2. Have students respond to quotes about revision made by authors:

  • James McBride (The Color of Water): “Writing is the act of failing at something all the time.”
  • Ernest Hemingway: “I rewrote the ending of Farewell to Arms 39 times before I was satisfied.”
  • Georgia Heard (poet): “Students need to be reminded that revision isn’t merely making a few cosmetic changes. Revision is seeing and then reseeing our words and practicing strategies that make a difference in our writing.”
  • Pearl S. BuckI(“The Big Wave”) “If you start to revise before you’ve reached the end, you’re likely to begin dawdling with the revisions and putting off the difficult task of writing.”

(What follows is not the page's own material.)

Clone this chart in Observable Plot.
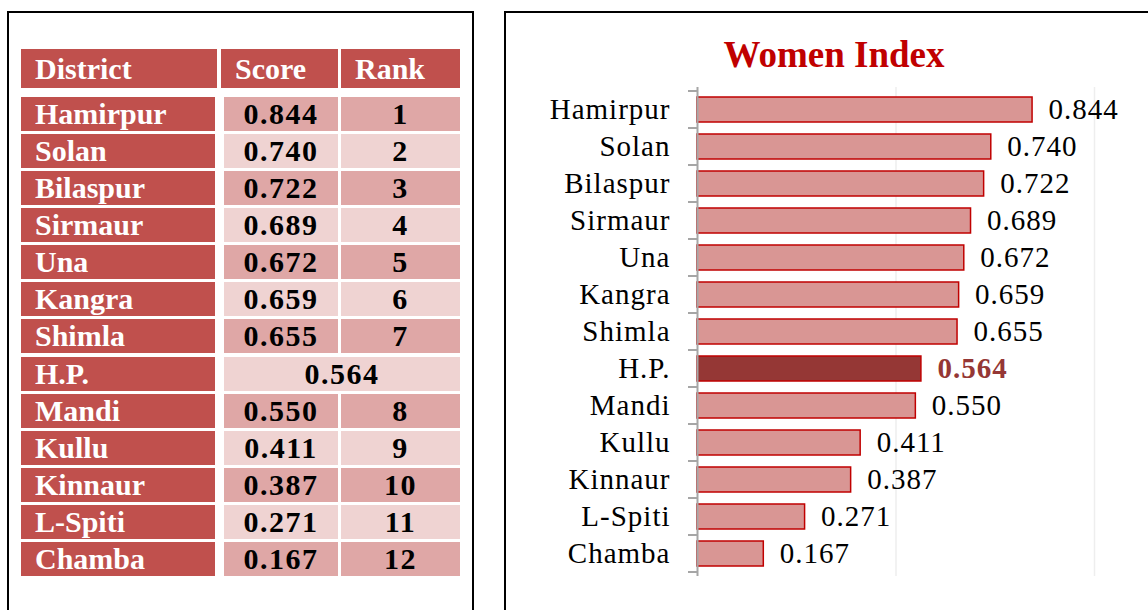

 3. Build a lesson on the synonyms for revision; have students discuss the differences in their meanings in order to answer the question, “Why I Revise”:

  • emendation
  • editing
  • updating
  • correction
  • change
  • review
  • amendment
  • modification
  • alteration

National Day of Writing: Friday, October 20th (#whyiwrite)

Whatever you choose to do with students, engaging them in the practice of revision IS engaging them in the practice of writing. Revision is the authentic writing that students need to do, so that they will, as Murray explained, grow to understand that “each word has the potential to ignite new meaning.”

For this 9th Annual National Writing Day, the question “Why I Write” could be answered with “in order to have something to revise,” as all writing is rewriting. This could give students and teachers just a little more time as Donald Murray had hoped, for revision, for “time for just another run at it, perhaps then…”

(This post? A total of 16  17  18 revisions over four days…”perhaps then” indeed!)